If a video signal processing apparatus embodying this invention does not 
need to serve as a noise reducing circuit, such apparatus may be arranged 
as shown in FIG. 5 in which parts corresponding to those described with 
reference to FIG. 3 are identified by the same reference numerals In the 
apparatus of FIG. 5, the video signal applied to the input terminal 1 is 
supplied directly to the fixed contact 13a of the change-over switch 13, 
and is also supplied through a switch 14 to an input of the field memory 4 
which has its output connected to the fixed contact 13b. Further, the 
movable contact 13c of the switch 13 is connected to the output terminal 3 
and the switch 13 is again controllable by a key signal KEY read from the 
memory 12 which has an input connected with the input terminal 1. 
Initially, a key picture, for example, a shown in FIG. 4A, is picked by 
the image pick-up element or portion 11 of a video camera, and a 
corresponding key picture signal is written in the memory 12. Thereafter, 
the switch 14 is suitably closed while the video camera is directed at a 
background scene 16, as at 10B in FIG. 4B, with the result that a 
corresponding still picture signal is written in the field memory 4. 
Finally, the switch 13 is controlled by the key signal KEY read out from 
the memory 12 while a real moving picture is picked up by the image 
pick-up portion 11 of the video camera, as at 10C in FIG. 4C, with the 
result that a mixed video signal is obtained at the output terminal 3 for 
providing a mixed video picture, again as shown in FIG. 4D, and in which a 
real moving picture 17' is superimposed, within the heart-shaped area 
15'a, upon a still picture 16'. 
It will be understood that, in the above described apparatus of FIG. 5, the 
heart-shaped area 15a of the key picture may be increased or reduced in 
size, for example, as shown in dotted lines at 15b and 15c, respectively, 
on FIG. 6A, by suitably controlling the read addresses of the memory 12, 
whereby a so-called wipe effect is achieved.
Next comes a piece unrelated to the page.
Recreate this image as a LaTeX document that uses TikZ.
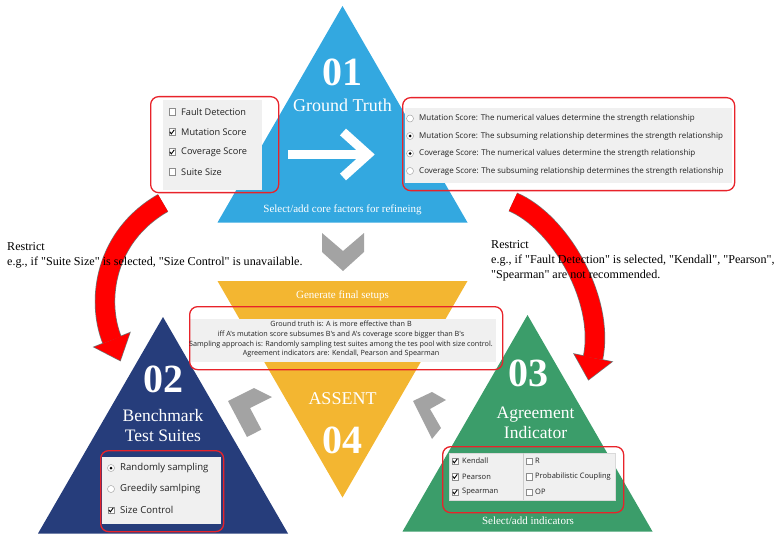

Alternatively, a wipe effect, 
in which the key picture is moved laterally from left to right as shown in 
FIG. 6B, or vertically upward or downward, can be similarly achieved by 
suitably controlling the read addresses of the memory 12. Furthermore, if 
the key picture is a simple geometric figure, as described above, the 
memory 12 may be replaced by a suitable key signal generator, such as, a 
ROM or the like which is addressed for providing the desired key picture 
signal KEY for controlling the switch 13. 
In the embodiments of this invention shown on FIGS. 3 and 5, the input 
video signal applied to the input terminal 1 has been shown to be derived 
from the image pick-up portion or element 11 of a video camera 10. 
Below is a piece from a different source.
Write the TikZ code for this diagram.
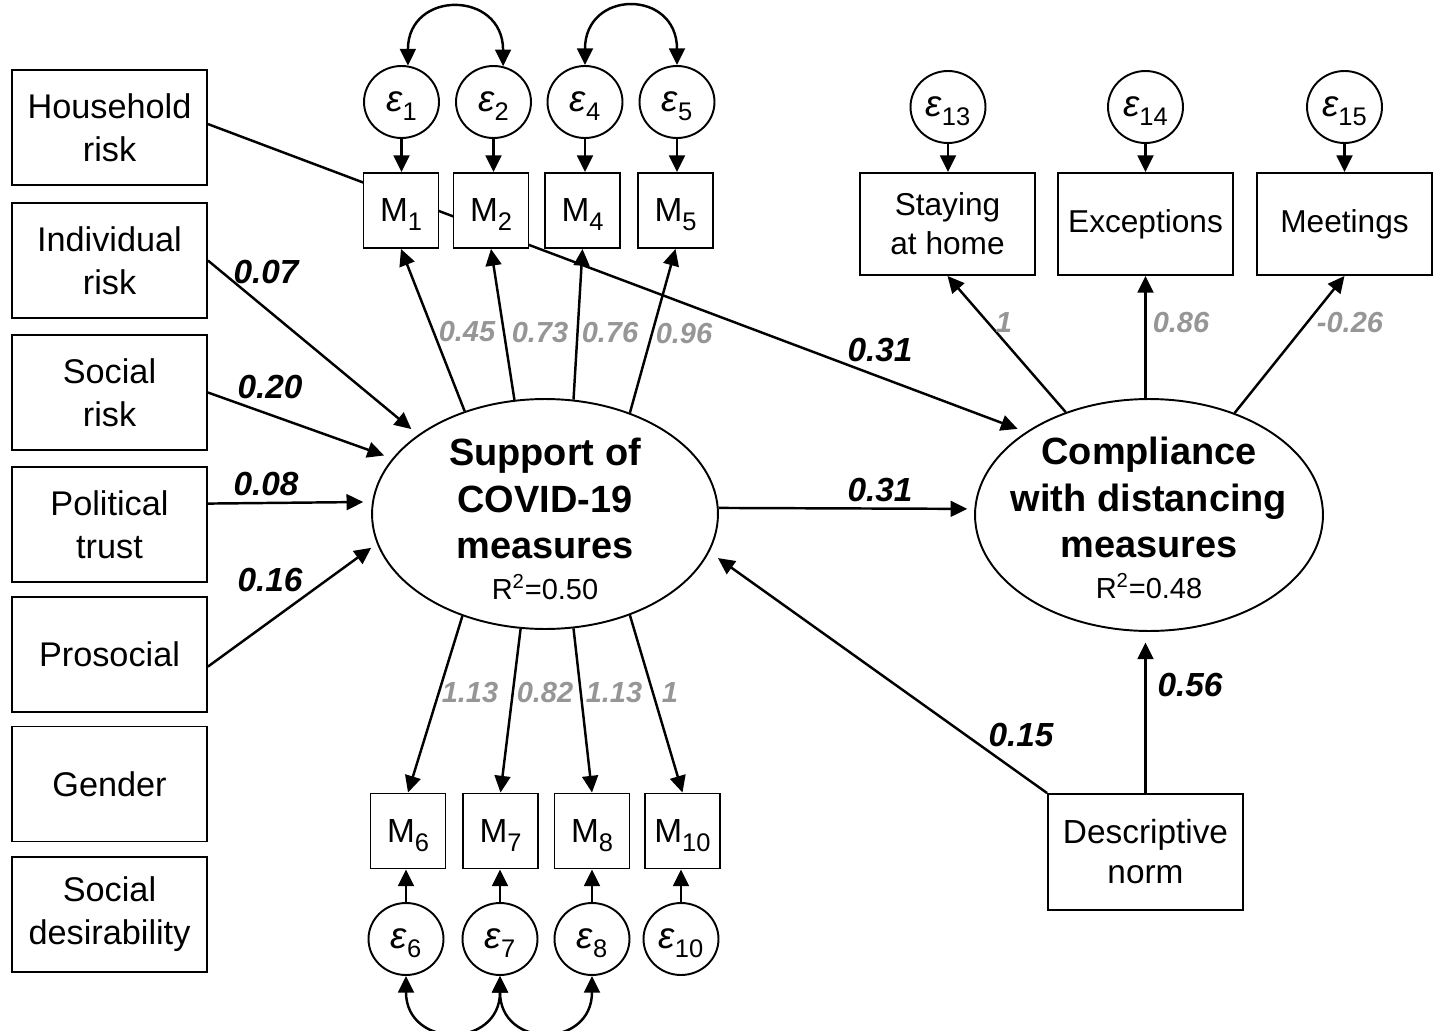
\documentclass[tikz,border=0pt]{standalone}
\usepackage{fontspec}
\setmainfont{Liberation Sans}
\usetikzlibrary{arrows.meta,shapes.geometric,calc}

\definecolor{loadgray}{RGB}{150,150,150}
% subscript for indicator and error labels (kept out of the box height)
\newcommand\sbs[1]{\smash{\raisebox{-5pt}{\fontsize{14.5}{14.5}\selectfont #1}}}
\newcommand\eps[1]{{\fontsize{21}{21}\selectfont\itshape ε}\sbs{#1}}

\begin{document}
\begin{tikzpicture}[x=0.02cm,y=-0.02cm,line width=1.4pt,
  tip/.style={-{Triangle[length=9.5pt,width=9pt]}},
  both/.style={{Triangle[length=9.5pt,width=9pt]}-{Triangle[length=9.5pt,width=9pt]}},
  obsbox/.style={draw,rectangle,line width=1.1pt,fill=white,minimum width=3.9cm,minimum height=2.3cm,inner sep=0pt,align=center,font=\fontsize{19.5}{24.5}\selectfont},
  rbox/.style={draw,rectangle,line width=1.1pt,fill=white,minimum width=3.5cm,minimum height=2.04cm,inner sep=0pt,align=center,font=\fontsize{18}{22}\selectfont},
  mbox/.style={draw,rectangle,line width=1.1pt,fill=white,minimum width=1.5cm,minimum height=1.5cm,inner sep=0pt,font=\fontsize{19}{19}\selectfont},
  errc/.style={draw,ellipse,line width=1.1pt,fill=white,minimum width=1.5cm,minimum height=1.44cm,inner sep=0pt},
  latent/.style={draw,ellipse,line width=1.1pt,minimum width=6.92cm,minimum height=4.6cm,inner sep=0pt},
  coef/.style={font=\fontsize{19}{19}\selectfont\bfseries\itshape},
  load/.style={text=loadgray,font=\fontsize{16.5}{16.5}\selectfont\bfseries\itshape},
]
\useasboundingbox (0,0) rectangle (1434,1031);

% exogenous predictors
\node[obsbox] (hh)   at (109.5,127.5) {Household\\risk};
\node[obsbox] (ind)  at (109.5,260.5) {Individual\\risk};
\node[obsbox] (soc)  at (109.5,392.5) {Social\\risk};
\node[obsbox] (pol)  at (109.5,524.5) {Political\\trust};
\node[obsbox] (pros) at (109.5,654.5) {Prosocial};
\node[obsbox] (gen)  at (109.5,784)   {Gender};
\node[obsbox] (sdes) at (109.5,914.5) {Social\\desirability};

% latent variables
\node[latent] (sup) at (545,514) {};
\node (suptxt) at (545,519) {\parbox{6.5cm}{\centering\fontsize{21.6}{26.5}\selectfont\bfseries Support of\\COVID-19\\measures\par\fontsize{16.5}{23}\selectfont\mdseries R\textsuperscript{2}=0.50}};
\node[latent,minimum width=6.96cm,minimum height=4.64cm] (comp) at (1149,515) {};
\node (comptxt) at (1149,518) {\parbox{6.5cm}{\centering\fontsize{21.6}{26.5}\selectfont\bfseries Compliance\\with distancing\\measures\par\fontsize{16.5}{23}\selectfont\mdseries R\textsuperscript{2}=0.48}};

% household risk path runs behind the indicator boxes
\draw[tip,shorten >=5pt] (hh.2.6) -- (comp.146.2);

% indicators of support
\node[mbox] (m1)  at (401,210.5) {M\sbs{1}};
\node[mbox] (m2)  at (491,210.5) {M\sbs{2}};
\node[mbox] (m4)  at (582.5,210.5) {M\sbs{4}};
\node[mbox] (m5)  at (675.5,210.5) {M\sbs{5}};
\node[mbox] (m6)  at (408,831) {M\sbs{6}};
\node[mbox] (m7)  at (500.5,831) {M\sbs{7}};
\node[mbox] (m8)  at (592,831) {M\sbs{8}};
\node[mbox] (m10) at (682.5,831) {M\sbs{10}};

% error terms
\node[errc] (e1)  at (401.5,102) {\eps{1}};
\node[errc] (e2)  at (493.5,102) {\eps{2}};
\node[errc] (e4)  at (585,102) {\eps{4}};
\node[errc] (e5)  at (677,102) {\eps{5}};
\node[errc] (e6)  at (406,939) {\eps{6}};
\node[errc] (e7)  at (500,939) {\eps{7}};
\node[errc] (e8)  at (592,939) {\eps{8}};
\node[errc] (e10) at (681,939) {\eps{10}};

% indicators of compliance
\node[rbox] (stay) at (947.5,224) {Staying\\at home};
\node[rbox] (exc)  at (1145.5,224) {Exceptions};
\node[rbox] (meet) at (1344.5,224) {Meetings};
\node[errc] (e13) at (948,107) {\eps{13}};
\node[errc] (e14) at (1145.5,107) {\eps{14}};
\node[errc] (e15) at (1344.5,107) {\eps{15}};

\node[obsbox,minimum height=2.32cm,font=\fontsize{19}{22.8}\selectfont] (desc) at (1145.5,852) {Descriptive\\norm};

% structural paths
\draw[tip,shorten >=5pt] (ind.east) -- (sup.148.4);
\draw[tip,shorten >=5pt] (soc.east) -- (sup.160.8);
\draw[tip,shorten >=5pt] (pol.12.4) -- (sup.176.3);
\draw[tip,shorten >=4pt] (pros.-7.3) -- (sup.190.7);
\draw[tip,shorten >=4pt] (sup.2) -- (comp.178);
\draw[tip,shorten >=6pt] (desc.north west) -- (sup.347.5);
\draw[tip,shorten >=6pt] (desc.north) -- (desc.north |- comp.south);

% measurement paths
\draw[tip] (sup.128.8) -- (m1.south);
\draw[tip] (sup.105.2) -- (m2.south);
\draw[tip] (sup.76.7) -- (m4.south);
\draw[tip] (sup.50.9) -- (m5.south);
\draw[tip] (sup.231.4) -- (m6.north);
\draw[tip] (sup.258.7) -- (m7.north);
\draw[tip] (sup.284.6) -- (m8.north);
\draw[tip] (sup.310.7) -- (m10.north);
\draw[tip] (comp.129.4) -- (stay.south);
\draw[tip] (exc.south |- comp.north) -- (exc.south);
\draw[tip] (comp.50.4) -- (meet.south);

% error paths
\foreach \e/\m in {e1/m1,e2/m2,e4/m4,e5/m5,e13/stay,e14/exc,e15/meet}
  \draw[tip] (\e.south) -- (\e.south |- \m.north);
\foreach \e/\m in {e6/m6,e7/m7,e8/m8,e10/m10}
  \draw[tip] (\e.north) -- (\e.north |- \m.south);

% error covariances
\draw[both] (e1.80) .. controls +(0,-76) and +(0,-76) .. (e2.75);
\draw[both] (e4.north) .. controls +(0,-76) and +(0,-76) .. (e5.north);
\draw[both] (e6.south) .. controls +(0,73) and +(0,73) .. (e7.south);
\draw[both] (e7.south) .. controls +(0,73) and +(0,73) .. (e8.south);

% path coefficients
\node[coef] (c1) at (266,272) {0.07};
\node[coef] (c2) at (270,387) {0.20};
\node[coef] (c3) at (266,484) {0.08};
\node[coef] (c4) at (270,580) {0.16};
\node[coef] (c5) at (880,350) {0.31};
\node[coef] (c6) at (880,490) {0.31};
\node[coef] (c7) at (1021,735) {0.15};
\node[coef] (c8) at (1190,685) {0.56};

% factor loadings
\node[load] (l1)  at (467,332) {0.45};
\node[load] (l2)  at (540,333) {0.73};
\node[load] (l4)  at (610,333) {0.76};
\node[load] (l5)  at (684,334) {0.96};
\node[load] (l6)  at (470,693) {1.13};
\node[load] (l7)  at (545,693) {0.82};
\node[load] (l8)  at (614,693) {1.13};
\node[load] (l10) at (670,693) {1};
\node[load] (l13) at (1004,323) {1};
\node[load] (l14) at (1181,323) {0.86};
\node[load] (l15) at (1350,323) {-0.26};
\end{tikzpicture}
\end{document}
However, the video signal processing apparatus embodying the invention may 
be also incorporated in a video tape recorder (VTR), editing apparatus or 
the like, in which, for example, the input video signal is derived from a 
magnetic head or the like which reproduces a video signal recorded on a 
magnetic tape or other medium. 
Although illustrative embodiments of the invention have been described in 
detail herein with reference to the accompanying drawings, it is to be 
understood that the invention is not limited to those precise embodiments, 
and that various changes and modifications may be effected therein by one 
skilled in the art without departing from the scope or spirit of the 
invention as defined in the appended claims.